Improving productivity is a goal of economists, business leaders, politicians and even individuals. And now, it’s a major initiative for the nation of Jamaica.
An article from the Jamaica Observer explains:
“Jamaica needs to develop a culture of productivity and we are on a mission to build a productivity culture in Jamaica that will influence the growth and development of productivity-driven organisations and individuals in both the public and private sectors,” [Minister of Labour and Social Security Derrick] Kellier said.
“Productivity must become everybody’s business and we are starting a productivity revolution,” he said.
“Our emphasis on productivity growth as a priority strategy is far from being simplistic and we have to retool and introduce new levels of technology into our business,” he added.
The words of Mr. Kellier are certainly bold and optimistic. But if this is a country that wants to improve productivity, it has to change not only its culture, but also its stereotype. Many people around the world envision the island as place to relax, not as a place known for getting things done efficiently and effectively.

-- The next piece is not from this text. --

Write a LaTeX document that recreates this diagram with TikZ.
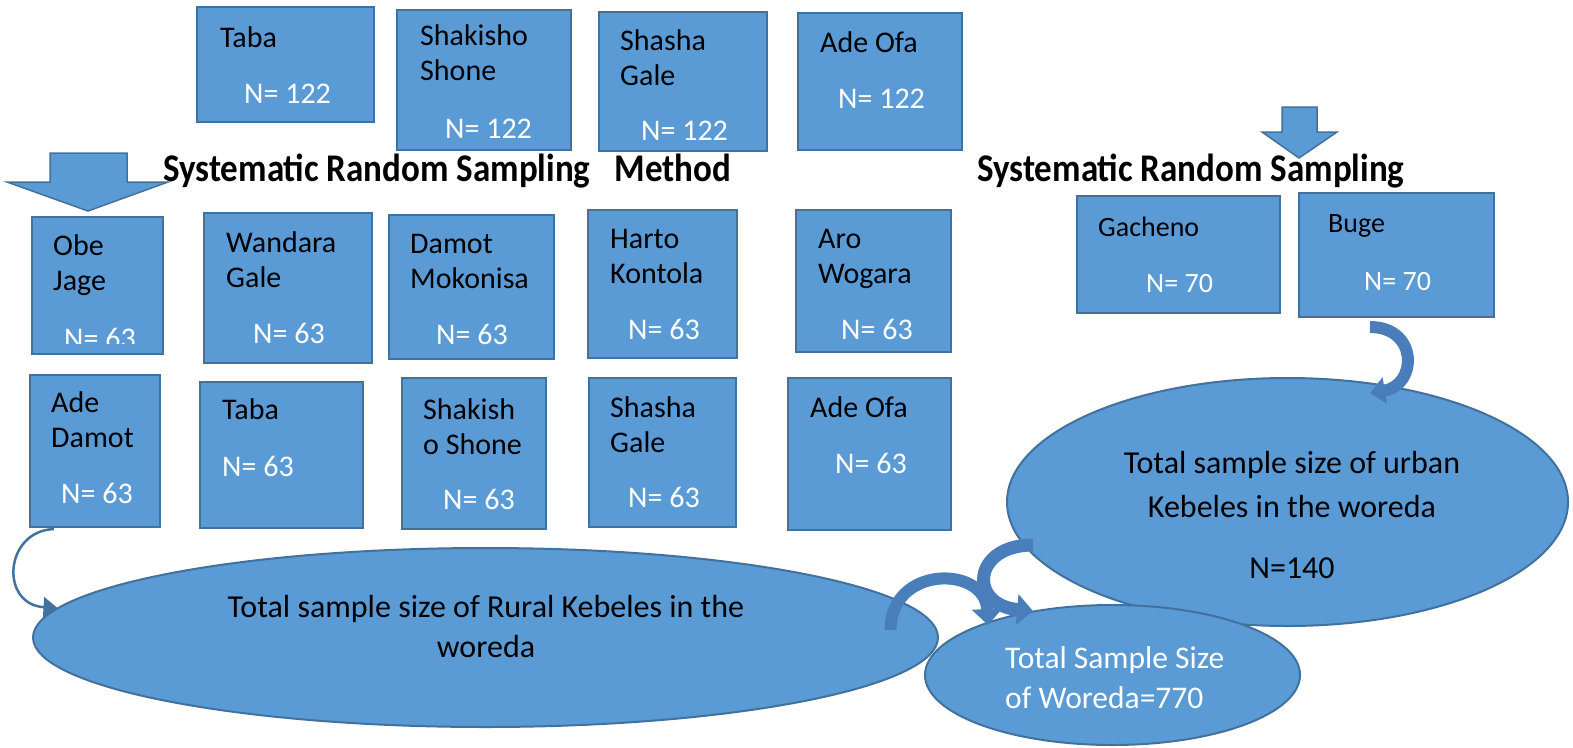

In fact, The Methodology Blog has already covered productivity and workflow issues in the Jamaican government. These problems aren’t exclusive to this one Caribbean country, however. Any system anywhere in the world may have process and workflow challenges. And any productivity improvement program is subject to similar pressures from stakeholders, cultural expectations, and resource limitations.
If there’s any secret to improving organizational productivity, it’s recognizing that most of the changes are mental, not technical.
As Kellier says: “Jamaica needs to develop a culture of productivity.”
Does your business need to do the same?